___ Information provided ___

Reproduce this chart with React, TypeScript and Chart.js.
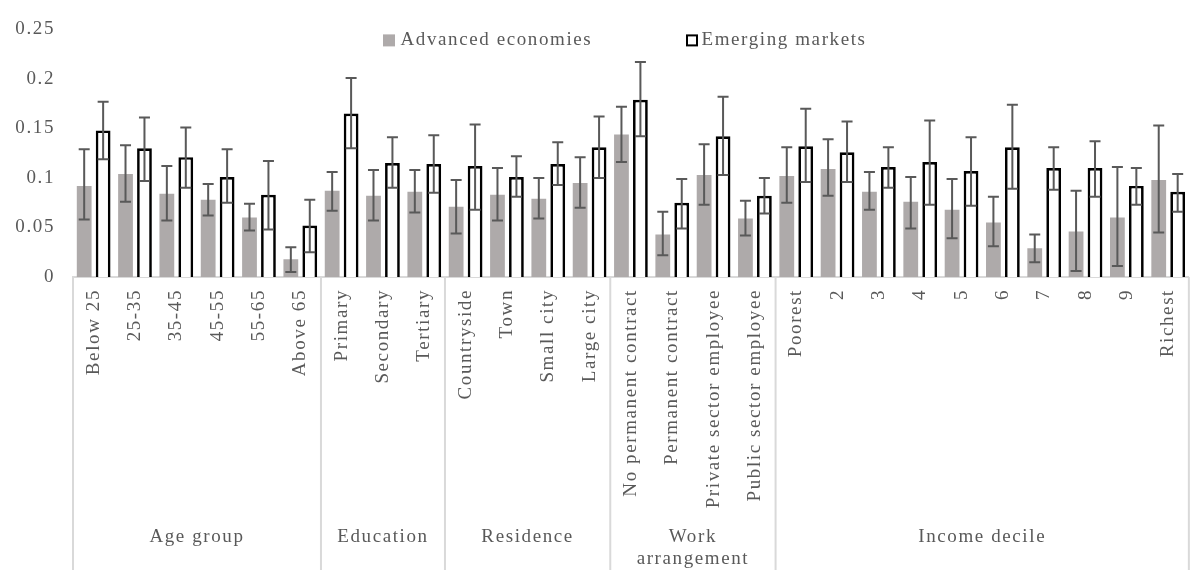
import React, { useEffect, useRef } from 'react';
import { Chart, registerables } from 'chart.js';

Chart.register(...registerables);

const categories = [
  'Below 25', '25-35', '35-45', '45-55', '55-65', 'Above 65',
  'Primary', 'Secondary', 'Tertiary',
  'Countryside', 'Town', 'Small city', 'Large city',
  'No permanent contract', 'Permanent contract', 'Private sector employee', 'Public sector employee',
  'Poorest', '2', '3', '4', '5', '6', '7', '8', '9', 'Richest',
];

const advanced = [0.092, 0.104, 0.084, 0.078, 0.060, 0.018, 0.087, 0.082, 0.086, 0.071, 0.083, 0.079, 0.095, 0.144, 0.043, 0.103, 0.059, 0.102, 0.109, 0.086, 0.076, 0.068, 0.055, 0.029, 0.046, 0.060, 0.098];
const advancedLow = [0.058, 0.076, 0.057, 0.062, 0.047, 0.005, 0.067, 0.057, 0.065, 0.044, 0.057, 0.059, 0.070, 0.116, 0.022, 0.073, 0.042, 0.075, 0.082, 0.068, 0.049, 0.039, 0.031, 0.015, 0.006, 0.011, 0.045];
const advancedHigh = [0.129, 0.133, 0.112, 0.094, 0.074, 0.030, 0.106, 0.108, 0.108, 0.098, 0.110, 0.100, 0.121, 0.172, 0.066, 0.134, 0.077, 0.131, 0.139, 0.106, 0.101, 0.099, 0.081, 0.043, 0.087, 0.111, 0.153];

const emerging = [0.148, 0.130, 0.121, 0.101, 0.083, 0.052, 0.165, 0.115, 0.114, 0.112, 0.101, 0.114, 0.131, 0.179, 0.075, 0.142, 0.082, 0.132, 0.126, 0.111, 0.116, 0.107, 0.131, 0.110, 0.110, 0.092, 0.086];
const emergingLow = [0.119, 0.097, 0.090, 0.075, 0.048, 0.025, 0.130, 0.090, 0.085, 0.068, 0.081, 0.093, 0.100, 0.142, 0.049, 0.103, 0.064, 0.096, 0.096, 0.090, 0.073, 0.072, 0.089, 0.088, 0.081, 0.073, 0.066];
const emergingHigh = [0.177, 0.161, 0.151, 0.129, 0.117, 0.078, 0.201, 0.141, 0.143, 0.154, 0.122, 0.136, 0.162, 0.217, 0.099, 0.182, 0.100, 0.170, 0.157, 0.131, 0.158, 0.141, 0.174, 0.131, 0.137, 0.110, 0.104];

const groupNames = [['Age group'], ['Education'], ['Residence'], ['Work', 'arrangement'], ['Income decile']];
const groupSizes = [6, 3, 4, 4, 10];

const yTickLabels = ['0', '0.05', '0.1', '0.15', '0.2', '0.25'];
const legendLabels = ['Advanced economies', 'Emerging markets'];

const FAMILY = '"Liberation Serif", "Times New Roman", serif';
const FONT_SIZE = 19;
const TEXT = '#595959';
const LETTER_SPACING = '1.6px';
const ADV_COLOR = '#aeaaaa';
const GRID_COLOR = '#d9d9d9';

export default function App() {
  const ref = useRef<HTMLCanvasElement>(null);

  useEffect(() => {
    const canvas = ref.current;
    if (!canvas) return;

    const spacing = {
      id: 'spacing',
      beforeUpdate(chart: any) { chart.ctx.letterSpacing = LETTER_SPACING; },
      beforeDraw(chart: any) { chart.ctx.letterSpacing = LETTER_SPACING; },
    };

    const errorBars = {
      id: 'errorBars',
      afterDatasetsDraw(chart: any) {
        const ctx = chart.ctx;
        const ys = chart.scales.y;
        const sets = [[advancedLow, advancedHigh], [emergingLow, emergingHigh]];
        ctx.save();
        ctx.strokeStyle = '#595959';
        ctx.lineWidth = 2;
        sets.forEach(([lo, hi], di) => {
          const meta = chart.getDatasetMeta(di);
          meta.data.forEach((bar: any, i: number) => {
            const x = bar.x;
            const y1 = ys.getPixelForValue(lo[i]);
            const y2 = ys.getPixelForValue(hi[i]);
            ctx.beginPath();
            ctx.moveTo(x, y1); ctx.lineTo(x, y2);
            ctx.moveTo(x - 5.5, y1); ctx.lineTo(x + 5.5, y1);
            ctx.moveTo(x - 5.5, y2); ctx.lineTo(x + 5.5, y2);
            ctx.stroke();
          });
        });
        ctx.restore();
      },
    };

    const decorations = {
      id: 'decorations',
      afterDraw(chart: any) {
        const ctx = chart.ctx;
        const xs = chart.scales.x;
        const area = chart.chartArea;
        ctx.save();
        ctx.letterSpacing = LETTER_SPACING;
        const bounds: number[] = [area.left];
        let acc = 0;
        groupSizes.forEach((n) => {
          acc += n;
          if (acc < categories.length) {
            bounds.push((xs.getPixelForValue(acc - 1) + xs.getPixelForValue(acc)) / 2);
          } else {
            bounds.push(area.right);
          }
        });
        ctx.strokeStyle = GRID_COLOR;
        ctx.lineWidth = 2;
        bounds.forEach((b) => {
          ctx.beginPath();
          ctx.moveTo(b, area.bottom);
          ctx.lineTo(b, chart.height);
          ctx.stroke();
        });
        ctx.fillStyle = TEXT;
        ctx.font = `${FONT_SIZE}px ${FAMILY}`;
        ctx.textAlign = 'center';
        ctx.textBaseline = 'middle';
        groupNames.forEach((lines, gi) => {
          const cx = (bounds[gi] + bounds[gi + 1]) / 2;
          lines.forEach((line, li) => {
            ctx.fillText(line, cx, area.bottom + 260 + li * 22);
          });
        });
        const lx = area.left + 310;
        const ly = area.top + 11;
        ctx.fillStyle = ADV_COLOR;
        ctx.fillRect(lx, ly - 6, 12, 12);
        ctx.fillStyle = TEXT;
        ctx.textAlign = 'left';
        ctx.fillText(legendLabels[0], lx + 17.5, ly);
        const lx2 = lx + 303;
        ctx.fillStyle = '#ffffff';
        ctx.fillRect(lx2, ly - 6, 12, 12);
        ctx.strokeStyle = '#000000';
        ctx.lineWidth = 2;
        ctx.strokeRect(lx2 + 1, ly - 5, 10, 10);
        ctx.fillStyle = TEXT;
        ctx.fillText(legendLabels[1], lx2 + 15.5, ly);
        ctx.restore();
      },
    };

    const font = { family: FAMILY, size: FONT_SIZE };

    const chart = new Chart(canvas, {
      type: 'bar',
      data: {
        labels: categories,
        datasets: [
          {
            label: legendLabels[0],
            data: advanced,
            backgroundColor: ADV_COLOR,
            borderWidth: 0,
            categoryPercentage: 0.917,
            barPercentage: 0.78,
          },
          {
            label: legendLabels[1],
            data: emerging,
            backgroundColor: '#ffffff',
            borderColor: '#000000',
            borderWidth: 2.7,
            categoryPercentage: 0.917,
            barPercentage: 0.78,
          },
        ],
      },
      options: {
        animation: false,
        responsive: false,
        devicePixelRatio: 1,
        layout: { padding: { top: 27, left: 0, right: 0, bottom: 0 } },
        plugins: {
          legend: { display: false },
          tooltip: { enabled: false },
        },
        scales: {
          x: {
            grid: { display: false, drawTicks: false },
            border: { display: true, color: GRID_COLOR, width: 2 },
            ticks: {
              autoSkip: false,
              minRotation: 90,
              maxRotation: 90,
              padding: 12,
              color: TEXT,
              font,
            },
            afterFit: (s: any) => { s.height = 293; },
          },
          y: {
            min: 0,
            max: 0.25,
            grid: { display: false, drawTicks: false },
            border: { display: false },
            ticks: {
              stepSize: 0.05,
              padding: 18,
              color: TEXT,
              font,
              callback: (v: any) => yTickLabels[Math.round(Number(v) / 0.05)],
            },
            afterFit: (s: any) => { s.width = 73; },
          },
        },
      },
      plugins: [spacing, errorBars, decorations],
    } as any);

    return () => chart.destroy();
  }, []);

  return (
    <div style={{ position: 'fixed', left: 0, top: 0, width: 1190, height: 570, overflow: 'hidden', background: '#ffffff' }}>
      <canvas ref={ref} width={1203} height={570} style={{ display: 'block', width: 1203, height: 570 }} />
    </div>
  );
}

___

What you need to do: Copy nothing but the lines from the top of the data down to the line containing "0.087, 0.111, 0.153];", and leave the pictures out.

Response to this task:
Reproduce this chart with React, TypeScript and Chart.js.
import React, { useEffect, useRef } from 'react';
import { Chart, registerables } from 'chart.js';

Chart.register(...registerables);

const categories = [
  'Below 25', '25-35', '35-45', '45-55', '55-65', 'Above 65',
  'Primary', 'Secondary', 'Tertiary',
  'Countryside', 'Town', 'Small city', 'Large city',
  'No permanent contract', 'Permanent contract', 'Private sector employee', 'Public sector employee',
  'Poorest', '2', '3', '4', '5', '6', '7', '8', '9', 'Richest',
];

const advanced = [0.092, 0.104, 0.084, 0.078, 0.060, 0.018, 0.087, 0.082, 0.086, 0.071, 0.083, 0.079, 0.095, 0.144, 0.043, 0.103, 0.059, 0.102, 0.109, 0.086, 0.076, 0.068, 0.055, 0.029, 0.046, 0.060, 0.098];
const advancedLow = [0.058, 0.076, 0.057, 0.062, 0.047, 0.005, 0.067, 0.057, 0.065, 0.044, 0.057, 0.059, 0.070, 0.116, 0.022, 0.073, 0.042, 0.075, 0.082, 0.068, 0.049, 0.039, 0.031, 0.015, 0.006, 0.011, 0.045];
const advancedHigh = [0.129, 0.133, 0.112, 0.094, 0.074, 0.030, 0.106, 0.108, 0.108, 0.098, 0.110, 0.100, 0.121, 0.172, 0.066, 0.134, 0.077, 0.131, 0.139, 0.106, 0.101, 0.099, 0.081, 0.043, 0.087, 0.111, 0.153];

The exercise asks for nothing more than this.